Les Impressions nouvelles ressortent régulièrement Paul Otlet (1868-1944) du cabinet de travail encombré de fiches, de livres et de journaux en tous genres, où l’on souhaite qu’il ait été, après sa mort, assigné pour l’éternité. Ce « bibliophilanthrope » belge n’aura pas seulement servi de modèle à la massive figure de l’Archiviste dans les Cités obscures de Schuiten et Peeters. Il a aussi inspiré à Françoise Levie une riche biographie (2006), puis suscité deux recueils collectifs d’études approfondies (2008 et 2010). Et voici que reparaît en un somptueux volume fac-similé le mythique Traité de documentation couronné de son titre métadiscursif Le Livre sur le livre, initialement paru en 1934.
Le mystère Otlet réside principalement dans le fait qu’un tel personnage semble davantage relever de la fiction – et de l’utopie – que du réel ; en cela, il vécut bien en parallèle les deux vies que lui prête Peeters dans sa préface. On croirait ce bourgeois binoclard à barbiche surgi de la fameuse parabole de Borges, Le Congrès, où est exposée l’idée démesurée – et déceptive – d’un autodidacte désireux de « créer une organisation rassemblant la planète entière ». Otlet a lui aussi, dès sa plus tendre enfance, nourri l’inextinguible volonté de rassembler : les livres avant tout, puis chaque trace, sous n’importe quelle forme, de Savoir, dans le but supérieur d’aboutir à la Fraternité, à la Concorde universelle.
Qu’Otlet ait été un visionnaire, c’est ce dont atteste pleinement la présente réédition.
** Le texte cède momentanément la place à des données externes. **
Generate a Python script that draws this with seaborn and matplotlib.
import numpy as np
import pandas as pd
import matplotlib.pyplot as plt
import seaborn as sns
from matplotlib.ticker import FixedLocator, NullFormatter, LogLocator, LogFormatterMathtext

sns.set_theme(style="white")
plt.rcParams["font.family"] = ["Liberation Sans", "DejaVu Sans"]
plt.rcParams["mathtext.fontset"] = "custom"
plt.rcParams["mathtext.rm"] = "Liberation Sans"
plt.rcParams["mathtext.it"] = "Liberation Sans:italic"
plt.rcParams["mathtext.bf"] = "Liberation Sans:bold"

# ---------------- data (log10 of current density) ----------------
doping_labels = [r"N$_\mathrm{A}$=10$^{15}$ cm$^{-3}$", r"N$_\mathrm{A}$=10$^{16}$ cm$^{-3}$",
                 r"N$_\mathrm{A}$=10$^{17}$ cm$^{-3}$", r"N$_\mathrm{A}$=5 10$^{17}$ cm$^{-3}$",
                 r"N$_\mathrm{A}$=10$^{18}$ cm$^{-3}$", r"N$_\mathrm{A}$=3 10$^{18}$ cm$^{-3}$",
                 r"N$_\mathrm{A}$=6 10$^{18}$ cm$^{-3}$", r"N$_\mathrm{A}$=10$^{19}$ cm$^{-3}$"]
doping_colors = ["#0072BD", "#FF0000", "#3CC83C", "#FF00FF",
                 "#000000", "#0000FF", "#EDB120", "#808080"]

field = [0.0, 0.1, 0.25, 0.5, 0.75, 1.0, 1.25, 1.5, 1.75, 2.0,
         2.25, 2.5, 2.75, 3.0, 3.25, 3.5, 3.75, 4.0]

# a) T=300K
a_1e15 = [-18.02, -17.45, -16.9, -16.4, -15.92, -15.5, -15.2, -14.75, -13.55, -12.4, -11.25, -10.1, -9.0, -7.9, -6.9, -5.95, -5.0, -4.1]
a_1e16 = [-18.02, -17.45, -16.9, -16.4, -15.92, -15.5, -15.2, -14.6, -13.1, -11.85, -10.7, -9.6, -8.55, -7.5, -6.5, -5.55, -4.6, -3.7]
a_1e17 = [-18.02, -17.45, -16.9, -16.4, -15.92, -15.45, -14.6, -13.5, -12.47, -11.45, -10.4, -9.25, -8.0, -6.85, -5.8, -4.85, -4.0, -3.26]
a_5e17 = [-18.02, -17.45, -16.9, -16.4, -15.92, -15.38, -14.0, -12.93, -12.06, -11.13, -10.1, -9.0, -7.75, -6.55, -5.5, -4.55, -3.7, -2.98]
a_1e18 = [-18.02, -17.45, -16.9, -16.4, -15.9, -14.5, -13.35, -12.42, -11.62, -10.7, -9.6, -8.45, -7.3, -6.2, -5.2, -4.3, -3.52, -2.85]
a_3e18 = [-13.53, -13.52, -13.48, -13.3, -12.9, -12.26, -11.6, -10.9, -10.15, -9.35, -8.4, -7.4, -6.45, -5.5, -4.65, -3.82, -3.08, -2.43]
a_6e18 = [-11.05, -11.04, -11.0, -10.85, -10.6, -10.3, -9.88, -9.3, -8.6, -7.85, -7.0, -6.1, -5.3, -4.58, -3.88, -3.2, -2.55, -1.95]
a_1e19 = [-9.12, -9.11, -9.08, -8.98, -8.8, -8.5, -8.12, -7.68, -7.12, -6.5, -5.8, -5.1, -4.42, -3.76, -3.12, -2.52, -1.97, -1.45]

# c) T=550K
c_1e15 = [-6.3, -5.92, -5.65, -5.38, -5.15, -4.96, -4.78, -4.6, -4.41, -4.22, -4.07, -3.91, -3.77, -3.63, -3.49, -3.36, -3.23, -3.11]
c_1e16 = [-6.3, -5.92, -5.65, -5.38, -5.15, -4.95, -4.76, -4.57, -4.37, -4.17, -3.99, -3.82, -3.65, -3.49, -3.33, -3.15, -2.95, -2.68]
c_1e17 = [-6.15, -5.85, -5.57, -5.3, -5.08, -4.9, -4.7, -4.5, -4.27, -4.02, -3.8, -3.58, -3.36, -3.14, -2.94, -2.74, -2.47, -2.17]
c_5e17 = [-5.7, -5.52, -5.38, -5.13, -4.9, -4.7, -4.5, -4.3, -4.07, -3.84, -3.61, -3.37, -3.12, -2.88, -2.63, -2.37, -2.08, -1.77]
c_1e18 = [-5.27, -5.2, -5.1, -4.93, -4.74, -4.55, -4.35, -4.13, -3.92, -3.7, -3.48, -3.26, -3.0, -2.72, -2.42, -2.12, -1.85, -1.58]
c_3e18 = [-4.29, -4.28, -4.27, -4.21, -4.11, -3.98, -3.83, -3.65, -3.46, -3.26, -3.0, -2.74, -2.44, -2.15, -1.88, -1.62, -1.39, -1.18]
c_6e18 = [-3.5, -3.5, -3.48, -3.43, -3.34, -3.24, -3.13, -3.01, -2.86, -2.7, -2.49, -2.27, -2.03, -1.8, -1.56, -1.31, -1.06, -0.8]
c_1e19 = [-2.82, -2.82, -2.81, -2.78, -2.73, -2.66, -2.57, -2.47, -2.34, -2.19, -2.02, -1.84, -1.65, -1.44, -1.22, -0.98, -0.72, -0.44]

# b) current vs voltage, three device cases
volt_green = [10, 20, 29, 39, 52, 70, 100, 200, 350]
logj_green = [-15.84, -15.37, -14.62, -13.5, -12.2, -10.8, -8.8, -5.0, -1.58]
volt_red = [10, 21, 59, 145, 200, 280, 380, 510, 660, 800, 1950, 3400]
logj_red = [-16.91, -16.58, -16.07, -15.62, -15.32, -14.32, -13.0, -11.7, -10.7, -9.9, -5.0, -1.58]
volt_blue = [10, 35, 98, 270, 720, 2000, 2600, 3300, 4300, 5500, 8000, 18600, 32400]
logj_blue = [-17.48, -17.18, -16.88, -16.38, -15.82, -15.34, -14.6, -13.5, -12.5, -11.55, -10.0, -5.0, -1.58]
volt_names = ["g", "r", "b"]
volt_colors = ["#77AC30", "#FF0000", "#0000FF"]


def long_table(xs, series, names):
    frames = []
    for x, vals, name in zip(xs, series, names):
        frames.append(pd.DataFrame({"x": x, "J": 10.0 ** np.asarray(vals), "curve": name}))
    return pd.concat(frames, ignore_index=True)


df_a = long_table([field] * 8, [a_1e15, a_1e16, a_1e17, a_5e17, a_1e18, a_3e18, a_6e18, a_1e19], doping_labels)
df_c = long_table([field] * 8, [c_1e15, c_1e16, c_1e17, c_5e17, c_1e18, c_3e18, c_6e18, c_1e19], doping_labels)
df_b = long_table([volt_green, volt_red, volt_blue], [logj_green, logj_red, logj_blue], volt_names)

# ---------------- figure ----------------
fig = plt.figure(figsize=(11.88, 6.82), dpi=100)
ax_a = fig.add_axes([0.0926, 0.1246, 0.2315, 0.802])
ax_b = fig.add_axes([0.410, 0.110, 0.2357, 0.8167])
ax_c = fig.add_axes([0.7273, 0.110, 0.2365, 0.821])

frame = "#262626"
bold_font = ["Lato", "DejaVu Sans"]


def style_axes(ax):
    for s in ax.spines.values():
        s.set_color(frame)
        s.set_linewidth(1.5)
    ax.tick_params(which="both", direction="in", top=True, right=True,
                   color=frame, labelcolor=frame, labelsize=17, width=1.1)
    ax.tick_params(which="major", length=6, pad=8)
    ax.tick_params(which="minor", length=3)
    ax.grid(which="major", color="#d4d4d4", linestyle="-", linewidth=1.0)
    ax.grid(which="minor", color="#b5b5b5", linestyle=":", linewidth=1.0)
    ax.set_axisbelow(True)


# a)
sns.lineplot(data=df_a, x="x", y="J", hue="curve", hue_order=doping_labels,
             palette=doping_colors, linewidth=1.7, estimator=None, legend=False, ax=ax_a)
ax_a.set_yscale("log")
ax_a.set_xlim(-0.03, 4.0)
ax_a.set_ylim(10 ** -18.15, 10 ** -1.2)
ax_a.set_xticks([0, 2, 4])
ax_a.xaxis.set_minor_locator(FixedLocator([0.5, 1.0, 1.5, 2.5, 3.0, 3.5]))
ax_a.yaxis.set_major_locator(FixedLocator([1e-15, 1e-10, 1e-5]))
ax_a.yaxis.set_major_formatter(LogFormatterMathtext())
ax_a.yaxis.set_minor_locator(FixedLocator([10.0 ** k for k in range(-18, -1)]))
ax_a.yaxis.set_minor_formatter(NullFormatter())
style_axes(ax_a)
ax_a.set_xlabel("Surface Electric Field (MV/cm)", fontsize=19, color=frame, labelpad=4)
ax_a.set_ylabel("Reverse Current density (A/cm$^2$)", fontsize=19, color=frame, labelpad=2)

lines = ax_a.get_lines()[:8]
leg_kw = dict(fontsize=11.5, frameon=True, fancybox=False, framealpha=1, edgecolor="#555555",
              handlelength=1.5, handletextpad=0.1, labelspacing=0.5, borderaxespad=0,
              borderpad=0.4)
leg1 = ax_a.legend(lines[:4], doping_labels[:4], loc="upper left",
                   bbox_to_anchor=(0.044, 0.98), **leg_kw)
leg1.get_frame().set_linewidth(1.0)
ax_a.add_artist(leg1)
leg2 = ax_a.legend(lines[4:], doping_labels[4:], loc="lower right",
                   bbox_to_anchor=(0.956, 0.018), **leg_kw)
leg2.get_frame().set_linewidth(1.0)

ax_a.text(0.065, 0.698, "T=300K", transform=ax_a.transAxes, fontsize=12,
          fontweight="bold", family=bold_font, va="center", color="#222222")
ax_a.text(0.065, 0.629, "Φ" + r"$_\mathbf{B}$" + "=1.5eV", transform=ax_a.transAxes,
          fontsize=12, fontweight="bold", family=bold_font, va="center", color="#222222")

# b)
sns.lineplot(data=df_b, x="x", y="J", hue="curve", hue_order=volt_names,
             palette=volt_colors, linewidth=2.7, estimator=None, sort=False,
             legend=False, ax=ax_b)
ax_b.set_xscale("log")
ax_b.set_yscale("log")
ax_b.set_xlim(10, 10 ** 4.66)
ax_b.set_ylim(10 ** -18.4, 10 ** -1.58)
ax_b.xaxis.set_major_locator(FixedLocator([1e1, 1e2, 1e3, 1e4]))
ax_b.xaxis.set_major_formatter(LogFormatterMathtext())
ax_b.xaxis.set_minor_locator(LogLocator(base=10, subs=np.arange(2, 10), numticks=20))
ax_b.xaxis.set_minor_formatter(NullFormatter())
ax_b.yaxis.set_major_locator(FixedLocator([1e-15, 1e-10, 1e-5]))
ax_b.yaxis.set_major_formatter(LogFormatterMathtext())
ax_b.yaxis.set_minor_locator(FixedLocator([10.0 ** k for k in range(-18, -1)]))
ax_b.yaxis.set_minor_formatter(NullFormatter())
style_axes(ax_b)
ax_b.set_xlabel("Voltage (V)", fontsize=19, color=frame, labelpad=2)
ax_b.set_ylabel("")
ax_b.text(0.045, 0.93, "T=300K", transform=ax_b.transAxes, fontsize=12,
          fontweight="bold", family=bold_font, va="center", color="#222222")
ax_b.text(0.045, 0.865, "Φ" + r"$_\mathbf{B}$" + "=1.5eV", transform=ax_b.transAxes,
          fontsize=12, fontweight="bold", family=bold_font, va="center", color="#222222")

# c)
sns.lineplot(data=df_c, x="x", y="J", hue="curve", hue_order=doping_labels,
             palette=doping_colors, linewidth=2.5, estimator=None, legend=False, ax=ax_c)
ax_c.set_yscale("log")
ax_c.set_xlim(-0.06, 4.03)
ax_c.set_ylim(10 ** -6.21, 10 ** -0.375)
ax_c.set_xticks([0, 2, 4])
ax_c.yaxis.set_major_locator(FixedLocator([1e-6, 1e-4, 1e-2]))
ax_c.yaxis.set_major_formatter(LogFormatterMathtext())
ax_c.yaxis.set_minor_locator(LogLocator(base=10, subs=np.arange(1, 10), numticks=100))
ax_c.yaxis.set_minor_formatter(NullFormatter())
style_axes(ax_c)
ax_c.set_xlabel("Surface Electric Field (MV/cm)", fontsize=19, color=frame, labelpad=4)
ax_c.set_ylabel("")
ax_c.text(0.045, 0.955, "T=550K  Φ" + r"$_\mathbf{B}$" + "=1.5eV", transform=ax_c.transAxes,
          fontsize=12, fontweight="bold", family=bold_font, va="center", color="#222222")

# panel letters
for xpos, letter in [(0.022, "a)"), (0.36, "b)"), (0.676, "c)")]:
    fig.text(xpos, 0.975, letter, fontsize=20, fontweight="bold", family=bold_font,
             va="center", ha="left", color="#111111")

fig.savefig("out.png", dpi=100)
Alex Wright établit en effet que notre compatriote avait anticipé de dix ans sur les pionniers anglo-américains à qui l’on impute généralement la création du concept de World Wide Web. Peeters le souligne à son tour : « Otlet n’offre pas seulement aux documentalistes et aux bibliothécaires le plus complet des traités de méthodologie jamais écrit, il évoque aussi, dans les dernières sections de l’ouvrage, les « substituts du livre » que sont en train d’offrir les technologies émergentes. » Et de montrer, extrait à l’appui, comment Otlet préconisait l’interconnexion entre lecteur et information via la conjonction du papier, de la télévision, du cinéma, du phono et du téléphone. N’est-on pas là au cœur même de la démarche dite « multimédia » ?
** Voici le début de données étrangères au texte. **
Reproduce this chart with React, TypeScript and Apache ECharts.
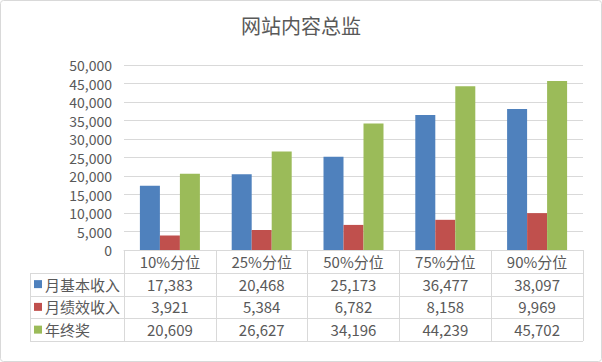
import React, { useEffect, useRef } from "react";
import * as echarts from "echarts";

const categories = ["10%分位", "25%分位", "50%分位", "75%分位", "90%分位"];
const seriesNames = ["月基本收入", "月绩效收入", "年终奖"];
const baseIncome = [17383, 20468, 25173, 36477, 38097];
const perfIncome = [3921, 5384, 6782, 8158, 9969];
const yearBonus = [20609, 26627, 34196, 44239, 45702];
const colors = ["#4F81BD", "#C0504D", "#9BBB59"];

const W = 602;
const H = 362;
const PLOT_L = 124;
const PLOT_R = 583;
const PLOT_T = 65;
const PLOT_B = 250;
const ROW_H = 22.75;
const TABLE_L = 30;
const FONT = "'Noto Sans CJK SC', 'Noto Sans', sans-serif";
const LINE = "#D9D9D9";
const TEXT = "#595959";

const fmt = (v: number) => v.toLocaleString("en-US");

export default function App() {
  const ref = useRef<HTMLDivElement>(null);
  useEffect(() => {
    document.body.style.margin = "0";
    if (!ref.current) return;
    const chart = echarts.init(ref.current, undefined, { renderer: "svg" });
    const allSeries = [baseIncome, perfIncome, yearBonus];
    const rowYs = [1, 2, 3, 4].map((k) => PLOT_B + ROW_H * k);
    const graphics: any[] = [
      {
        type: "rect",
        shape: { x: 0.5, y: 0.5, width: W - 1, height: H - 1, r: 3 },
        style: { fill: "none", stroke: LINE, lineWidth: 1 },
        silent: true,
      },
      ...rowYs.map((y) => ({
        type: "line",
        shape: { x1: TABLE_L, y1: Math.round(y) + 0.5, x2: PLOT_R, y2: Math.round(y) + 0.5 },
        style: { stroke: LINE, lineWidth: 1 },
        silent: true,
      })),
      {
        type: "line",
        shape: { x1: TABLE_L + 0.5, y1: Math.round(rowYs[0]) + 0.5, x2: TABLE_L + 0.5, y2: Math.round(rowYs[3]) + 0.5 },
        style: { stroke: LINE, lineWidth: 1 },
        silent: true,
      },
    ];
    chart.setOption({
      animation: false,
      color: colors,
      title: {
        text: "网站内容总监",
        left: "center",
        top: 10,
        textStyle: { fontFamily: FONT, fontSize: 20, fontWeight: "normal", color: TEXT },
      },
      legend: {
        orient: "vertical",
        left: 34,
        top: PLOT_B + ROW_H,
        padding: 0,
        itemGap: 0,
        itemWidth: 8,
        itemHeight: 8,
        icon: "rect",
        selectedMode: false,
        data: seriesNames,
        textStyle: { fontFamily: FONT, fontSize: 15, color: TEXT, lineHeight: ROW_H, padding: [0, 0, 0, -2] },
      },
      grid: { left: PLOT_L, right: W - PLOT_R, top: PLOT_T, bottom: H - PLOT_B },
      xAxis: {
        type: "category",
        data: categories,
        axisLine: { show: true, lineStyle: { color: LINE } },
        axisTick: { show: true, length: ROW_H * 4, lineStyle: { color: LINE } },
        axisLabel: {
          margin: 0,
          interval: 0,
          formatter: (val: string, idx: number) =>
            [`{h|${val}}`, ...allSeries.map((s) => `{v|${fmt(s[idx])}}`)].join("\n"),
          rich: {
            h: { fontFamily: FONT, fontSize: 15, color: TEXT, lineHeight: ROW_H },
            v: { fontFamily: FONT, fontSize: 15, color: TEXT, lineHeight: ROW_H },
          },
        },
      },
      yAxis: {
        type: "value",
        min: 0,
        max: 50000,
        interval: 5000,
        axisLine: { show: false },
        axisTick: { show: false },
        splitLine: { lineStyle: { color: LINE } },
        axisLabel: { margin: 12, fontFamily: FONT, fontSize: 14, color: TEXT, formatter: (v: number) => fmt(v) },
      },
      series: seriesNames.map((name, i) => ({
        name,
        type: "bar",
        data: allSeries[i],
        barWidth: 20,
        barGap: "0%",
        itemStyle: { color: colors[i] },
      })),
      graphic: graphics,
    });
    return () => chart.dispose();
  }, []);
  return <div ref={ref} style={{ width: W, height: H }} />;
}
Alors, Paul Otlet, doux rêveur, précurseur de génie, savant maniaco-compulsif ou idéaliste tragiquement incompris ? Le tout à la fois, sans doute. Et bien malin qui parviendra à définitivement le classer !
Frédéric Saenen
Paul Otlet, Le Livre sur le livre. Traité de documentation, fac-similé de l’édition originale de 1934, Les impressions nouvelles.